It's another reflection on what it is I want to do with my career.
These past two weeks have shown me something super important. Two weeks ago, I only serviced one client. That made it my slowest work week ever. This past week, I had my busiest, most profitable work week this year. The swing in either direction is unpredictable and disconcerting. I don't currently have the financial ability to withstand more than about a week of no business. That is a stressful thing. I even went to the salon to wait for any possible walk-in or call-in customers. So, two hours out of my day on the bus, to go to the salon and do nothing.
I am learning more and more that I may need to suppliment my income. I don't want to get a regular job, though. I really enjoy the freedom that being my own boss entails. I don't want to be under someone else's direction. Maybe that is my downfall. I know that I have the ablility to handle all of the things, but I lack the desire to "put myself out there" to get new clients. I am still content to have referrals, but not necessarily true strangers.
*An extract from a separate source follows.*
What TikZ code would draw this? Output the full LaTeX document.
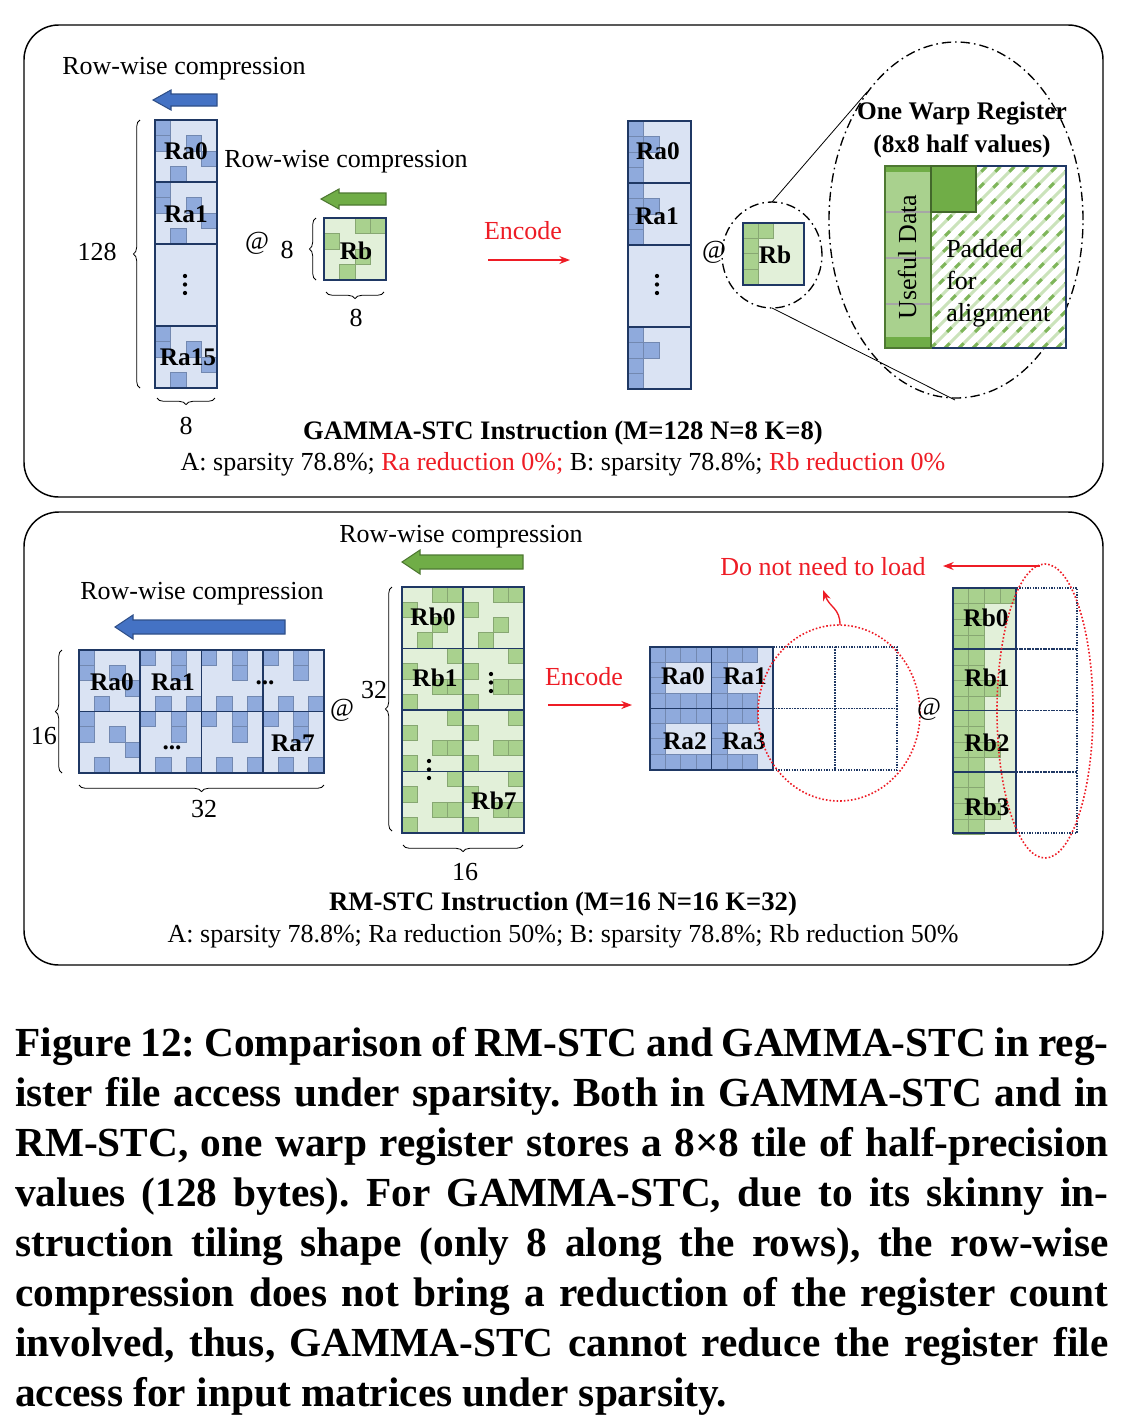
\documentclass[tikz,border=0pt]{standalone}
\usepackage{fontspec}
\setmainfont{Liberation Serif}
\usetikzlibrary{decorations.pathreplacing,arrows.meta}
\frenchspacing

\definecolor{navy}{HTML}{1F3864}
\definecolor{cellblue}{HTML}{DAE3F3}
\definecolor{sqblue}{HTML}{8FAADC}
\definecolor{arrblue}{HTML}{4472C4}
\definecolor{cellgreen}{HTML}{E2F0D9}
\definecolor{sqgreen}{HTML}{A9D18E}
\definecolor{arrgreen}{HTML}{70AD47}
\definecolor{myred}{HTML}{EE1C25}

% small squares inside a tile: x0, y0, size, style, list of col/row
\newcommand{\sqs}[5]{\foreach \cc/\rr in {#5} {\draw[#4] ({#1+\cc*#3},{#2+\rr*#3}) rectangle ++(#3,#3);}}
% block arrow pointing left: style, tip x, tail x, y, body half, head half
\newcommand{\blockarrow}[6]{\draw[#1] ({#3},{#4-#5}) -- ({#2+18},{#4-#5}) -- ({#2+18},{#4-#6}) -- ({#2},{#4}) -- ({#2+18},{#4+#6}) -- ({#2+18},{#4+#5}) -- ({#3},{#4+#5}) -- cycle;}
% vertical dots
\newcommand{\vdts}[2]{\foreach \dd in {0,1,2} {\fill ({#1},{#2+\dd*8.5}) circle[radius=1.6pt];}}

\begin{document}
\begin{tikzpicture}[x=0.75pt, y=-0.75pt,
    txt/.style={font=\fontsize{19.5}{22}\selectfont, inner sep=0pt},
    lbl/.style={font=\fontsize{19}{22}\selectfont\bfseries, inner sep=0pt},
    panel/.style={line width=1.1pt, rounded corners=26pt},
    acell/.style={fill=cellblue},
    bcell/.style={fill=cellgreen},
    grid/.style={draw=navy, line width=1.4pt},
    asq/.style={fill=sqblue, draw=sqblue!80!black, line width=0.5pt},
    bsq/.style={fill=sqgreen, draw=sqgreen!80!black, line width=0.5pt},
    dotcell/.style={draw=navy, line width=1.3pt, dash pattern=on 1pt off 1pt},
    brc/.style={decorate, decoration={brace, amplitude=5pt}, line width=0.6pt},
    bluearr/.style={fill=arrblue, draw=arrblue!70!black, line width=0.8pt},
    greenarr/.style={fill=arrgreen, draw=arrgreen!70!black, line width=0.8pt},
    redarr/.style={draw=myred, line width=1pt, -{Stealth[length=8pt]}},
    dashdot/.style={line width=1pt, dash pattern=on 7pt off 3pt on 1.2pt off 3pt},
    reddot/.style={draw=myred, line width=1.2pt, dash pattern=on 1.2pt off 1.5pt},
    caption/.style={text width=820pt, align=justify, inner sep=0pt,
      font=\fontsize{31}{37.5}\selectfont\bfseries}
  ]

  \fill[white] (0,0) rectangle (1122,1418);
  \useasboundingbox (0,0) rectangle (1122,1418);

  % Panels
  \draw[panel] (24,25) rectangle (1103,497);
  \draw[panel] (24,512) rectangle (1103,965);

  %%%%%%%%%%%%%%%% GAMMA-STC %%%%%%%%%%%%%%%%
  \node[txt] (rwa) at (184,69) {Row-wise compression};
  \blockarrow{bluearr}{153}{217}{100}{6}{10}

  % Ra column
  \foreach \y/\h in {120/62,182/62,244/82,326/62} {\fill[acell] (155,\y) rectangle ++(62,\h);}
  \sqs{155}{120}{15.5}{asq}{0/0,0/1,2/1,3/2,1/3}
  \sqs{155}{182}{15.5}{asq}{0/0,0/1,2/1,3/2,1/3}
  \sqs{155}{326}{15.5}{asq}{0/0,0/1,2/1,3/2,1/3}
  \foreach \y/\h in {120/62,182/62,244/82,326/62} {\draw[grid] (155,\y) rectangle ++(62,\h);}
  \node[lbl] (ra0) at (186,151) {Ra0};
  \node[lbl] (ra1) at (186,214) {Ra1};
  \vdts{185}{276}
  \node[lbl] (ra15) at (188,357) {Ra15};

  \draw[brc] (140,388) -- (140,120);
  \node[txt] (m128) at (97,252) {128};
  \draw[brc] (215,398) -- (157,398);
  \node[txt] (k8a) at (186,426) {8};

  % Rb
  \node[txt] (rwb) at (346,162) {Row-wise compression};
  \blockarrow{greenarr}{321}{386}{199}{6}{10}
  \node[txt] (at1) at (257,243) {@};
  \node[txt] (k8b) at (287,250) {8};
  \draw[brc] (316,280) -- (316,218);
  \fill[bcell] (324,218) rectangle (386,280);
  \sqs{324}{218}{15.5}{bsq}{2/0,3/0,0/1,2/2,1/3}
  \draw[grid] (324,218) rectangle (386,280);
  \node[lbl] (rb) at (356,251) {Rb};
  \draw[brc] (384,292) -- (326,292);
  \node[txt] (n8) at (356,318) {8};

  % Encode
  \node[txt, text=myred] (enc1) at (523,231) {Encode};
  \coordinate (e1s) at (488,260);
  \coordinate (e1e) at (570,260);
  \draw[redarr] (e1s) -- (e1e);

  % compressed Ra column
  \foreach \y/\h in {121/62,183/62,245/82,327/62} {\fill[acell] (628,\y) rectangle ++(63,\h);}
  \sqs{628}{121}{15.5}{asq}{0/0,0/1,0/2,0/3,1/1}
  \sqs{628}{183}{15.5}{asq}{0/0,0/1,0/2,0/3,1/1}
  \sqs{628}{327}{15.5}{asq}{0/0,0/1,0/2,0/3,1/1}
  \foreach \y/\h in {121/62,183/62,245/82,327/62} {\draw[grid] (628,\y) rectangle ++(63,\h);}
  \node[lbl] (rc0) at (658,151) {Ra0};
  \node[lbl] (rc1) at (657,216) {Ra1};
  \vdts{657}{276}

  \node[txt] (at2) at (714,252) {@};

  % compressed Rb and zoom
  \draw[dashdot] (772,255) ellipse [x radius=37.5pt, y radius=39.75pt];
  \fill[bcell] (743,223) rectangle (804,285);
  \sqs{743}{223}{15.3}{bsq}{0/0,0/1,0/2,0/3,1/0}
  \draw[grid] (743,223) rectangle (804,285);
  \node[lbl] (rbc) at (775,255) {Rb};

  \draw[dashdot] (956,220) ellipse [x radius=95.25pt, y radius=133.5pt];
  \coordinate (smt) at (772,202);
  \coordinate (smb) at (772,308);
  \coordinate (bgt) at (867,92);
  \coordinate (bgb) at (955,400);
  \draw[line width=0.6pt] (smt) -- (bgt);
  \draw[line width=0.6pt] (smb) -- (bgb);

  \node[lbl] (warp) at (962,114) {One Warp Register};
  \node[lbl] (half) at (962,146) {(8x8 half values)};

  % warp register
  \fill[white] (885,166) rectangle (1066,348);
  \begin{scope}
    \clip (931,166) rectangle (1066,348);
    \foreach \k in {-16,...,12} {
      \draw[sqgreen!60, line width=2.2pt] ({931+\k*14},348) -- ++(182,-182);
      \draw[arrgreen!90, line width=2.2pt, dash pattern=on 5pt off 12pt] ({931+\k*14},348) -- ++(182,-182);
    }
  \end{scope}
  \draw[navy, line width=0.8pt] (885,166) rectangle (1066,348);
  \fill[arrgreen] (885,166) rectangle (931,348);
  \fill[sqgreen] (885,172) rectangle (931,337);
  \draw[gray!70, line width=0.8pt] (885,212) -- (931,212) (885,258) -- (931,258) (885,304) -- (931,304);
  \draw[arrgreen!70!black, line width=0.8pt] (885,166) rectangle (931,348);
  \fill[arrgreen] (931,166) rectangle (976,212);
  \draw[arrgreen!60!black, line width=1pt] (931,166) rectangle (976,212);
  \node[txt, rotate=90] (useful) at (907,257) {Useful Data};
  \node[txt, align=left, anchor=west, font=\fontsize{19.5}{24}\selectfont] (pad) at (946,283) {Padded\\for\\alignment};

  \node[lbl, font=\fontsize{20}{22}\selectfont\bfseries] (gtitle) at (563,433) {GAMMA-STC Instruction (M=128 N=8 K=8)};
  \node[txt] (gstat) at (563,464) {A: sparsity 78.8\%; \textcolor{myred}{Ra reduction 0\%;} B: sparsity 78.8\%; \textcolor{myred}{Rb reduction 0\%}};

  %%%%%%%%%%%%%%%% RM-STC %%%%%%%%%%%%%%%%
  \node[txt] (rwc) at (461,537) {Row-wise compression};
  \blockarrow{greenarr}{402}{523}{562}{7}{12}
  \node[txt] (rwd) at (202,594) {Row-wise compression};
  \blockarrow{bluearr}{115}{285}{627}{7}{12}

  % Ra grid
  \foreach \j in {0,1} {
    \fill[acell] (79,{650+\j*61.5}) rectangle ++(61.25,61.5);
    \sqs{79}{650+\j*61.5}{15.3}{asq}{0/0,0/1,2/1,3/2,1/3}
    \foreach \i in {1,2,3} {
      \fill[acell] ({79+\i*61.25},{650+\j*61.5}) rectangle ++(61.25,61.5);
      \sqs{79+\i*61.25}{650+\j*61.5}{15.3}{asq}{0/0,2/0,2/1,1/3,3/3}
    }
  }
  \foreach \i in {0,...,3} {\foreach \j in {0,1} {\draw[grid] ({79+\i*61.25},{650+\j*61.5}) rectangle ++(61.25,61.5);}}
  \node[lbl] (sa0) at (112,682) {Ra0};
  \node[lbl] (sa1) at (173,682) {Ra1};
  \node[lbl, anchor=base] (sad1) at (265,684) {...};
  \node[lbl, anchor=base] (sad2) at (172,749) {...};
  \node[lbl] (sa7) at (293,743) {Ra7};
  \draw[brc] (62,773) -- (62,650);
  \node[txt] (m16) at (44,736) {16};
  \draw[brc] (324,785) -- (79,785);
  \node[txt] (k32) at (204,809) {32};
  \node[txt] (at3) at (342,710) {@};

  % Rb grid
  \foreach \j in {0,...,3} {\foreach \i in {0,1} {\fill[bcell] ({402+\i*61},{587+\j*61.5}) rectangle ++(61,61.5);}}
  \foreach \i in {0,1} {
    \sqs{402+\i*61}{587}{15.25}{bsq}{2/0,3/0,0/1,2/2,1/3}
    \foreach \j in {1,2,3} {\sqs{402+\i*61}{587+\j*61.5}{15.25}{bsq}{3/0,0/1,2/2,3/2,0/3}}
  }
  \foreach \j in {0,...,3} {\foreach \i in {0,1} {\draw[grid] ({402+\i*61},{587+\j*61.5}) rectangle ++(61,61.5);}}
  \node[lbl] (sb0) at (433,617) {Rb0};
  \node[lbl] (sb1) at (435,678) {Rb1};
  \vdts{491}{674}
  \vdts{429}{761}
  \node[lbl] (sb7) at (494,801) {Rb7};
  \draw[brc] (392,831) -- (392,587);
  \node[txt] (k32b) at (374,690) {32};
  \draw[brc] (523,845) -- (403,845);
  \node[txt] (n16) at (465,872) {16};

  % Encode
  \node[txt, text=myred] (enc2) at (584,677) {Encode};
  \coordinate (e2s) at (548,705);
  \coordinate (e2e) at (632,705);
  \draw[redarr] (e2s) -- (e2e);

  % compressed Ra
  \foreach \x/\y in {650/647,712/647,650/708,712/708} {\fill[acell] (\x,\y) rectangle ++(61.5,61.5);}
  \foreach \y in {647,708} {
    \sqs{650}{\y}{15.375}{asq}{0/0,1/0,2/0,3/0,0/1,0/2,0/3,1/3,2/3,3/3}
    \sqs{711.5}{\y}{15.375}{asq}{0/0,1/0,2/0,0/1,0/2,0/3,1/3,2/3}
  }
  \foreach \x/\y in {650/647,711.5/647,650/708.5,711.5/708.5} {\draw[grid] (\x,\y) rectangle ++(61.5,61.5);}
  \foreach \x/\y in {773/647,835/647,773/708.5,835/708.5} {\draw[dotcell] (\x,\y) rectangle ++(62,61.5);}
  \node[lbl] (ca0) at (683,676) {Ra0};
  \node[lbl] (ca1) at (745,676) {Ra1};
  \node[lbl] (ca2) at (685,741) {Ra2};
  \node[lbl] (ca3) at (744,741) {Ra3};
  \draw[reddot] (839,713) ellipse [x radius=60.75pt, y radius=66pt];

  \node[txt, text=myred] (noload) at (823,567) {Do not need to load};
  \coordinate (c1s) at (840,625);
  \coordinate (c1e) at (823,590);
  \draw[redarr] (c1s) .. controls (840,608) and (830,608) .. (c1e);

  \node[txt] (at4) at (929,709) {@};

  % compressed Rb
  \foreach \j in {0,...,3} {\fill[bcell] (953,{588+\j*61.25}) rectangle ++(63,61.25);}
  \sqs{953}{588}{15.75}{bsq}{0/0,1/0,2/0,3/0,0/1,1/1,0/2,1/2,0/3,1/3}
  \foreach \j in {1,2,3} {\sqs{953}{588+\j*61.25}{15.75}{bsq}{0/0,1/0,0/1,1/1,0/2,1/2,2/2,0/3,1/3}}
  \foreach \j in {0,...,3} {\draw[grid] (953,{588+\j*61.25}) rectangle ++(63,61.25);}
  \foreach \j in {0,...,3} {\draw[dotcell] (1016,{588+\j*61.25}) rectangle ++(61,61.25);}
  \node[lbl] (cb0) at (986,618) {Rb0};
  \node[lbl] (cb1) at (987,678) {Rb1};
  \node[lbl] (cb2) at (987,743) {Rb2};
  \node[lbl] (cb3) at (987,807) {Rb3};
  \draw[reddot] (1045,711) ellipse [x radius=36pt, y radius=110.25pt];
  \coordinate (c2s) at (1040,566);
  \coordinate (c2e) at (943,566);
  \draw[redarr] (c2s) -- (c2e);

  \node[lbl, font=\fontsize{20}{22}\selectfont\bfseries] (rtitle) at (563,904) {RM-STC Instruction (M=16 N=16 K=32)};
  \node[txt] (rstat) at (563,936) {A: sparsity 78.8\%; Ra reduction 50\%; B: sparsity 78.8\%; Rb reduction 50\%};

  % Caption
  \node[caption, anchor=north west] (cap) at (15,1027) {Figure 12: Comparison of RM-STC and GAMMA-STC in reg-\linebreak
    ister file access under sparsity. Both in GAMMA-STC and in\linebreak
    RM-STC, one warp register stores a 8×8 tile of half-precision\linebreak
    values (128 bytes). For GAMMA-STC, due to its skinny in-\linebreak
    struction tiling shape (only 8 along the rows), the row-wise\linebreak
    compression does not bring a reduction of the register count\linebreak
    involved, thus, GAMMA-STC cannot reduce the register file\linebreak
    access for input matrices under sparsity.};

\end{tikzpicture}
\end{document}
Plus, I am determined to get back to school and pursue my doctorate in social anthropology, in regards to hair and its influence on culture and vice versa. Can I balance both work and school in the future? I think I can, but it is difficult to know for sure.
Thusly, I am wandering a well-trod path of my own. I will consider what I really want and what I can do about that. If the work is worth the reward. What do I want in life? How do I achieve that? What can I change to get the results that I need? All good questions and I will contemplate each one and maybe I can find the balance of work and play and study.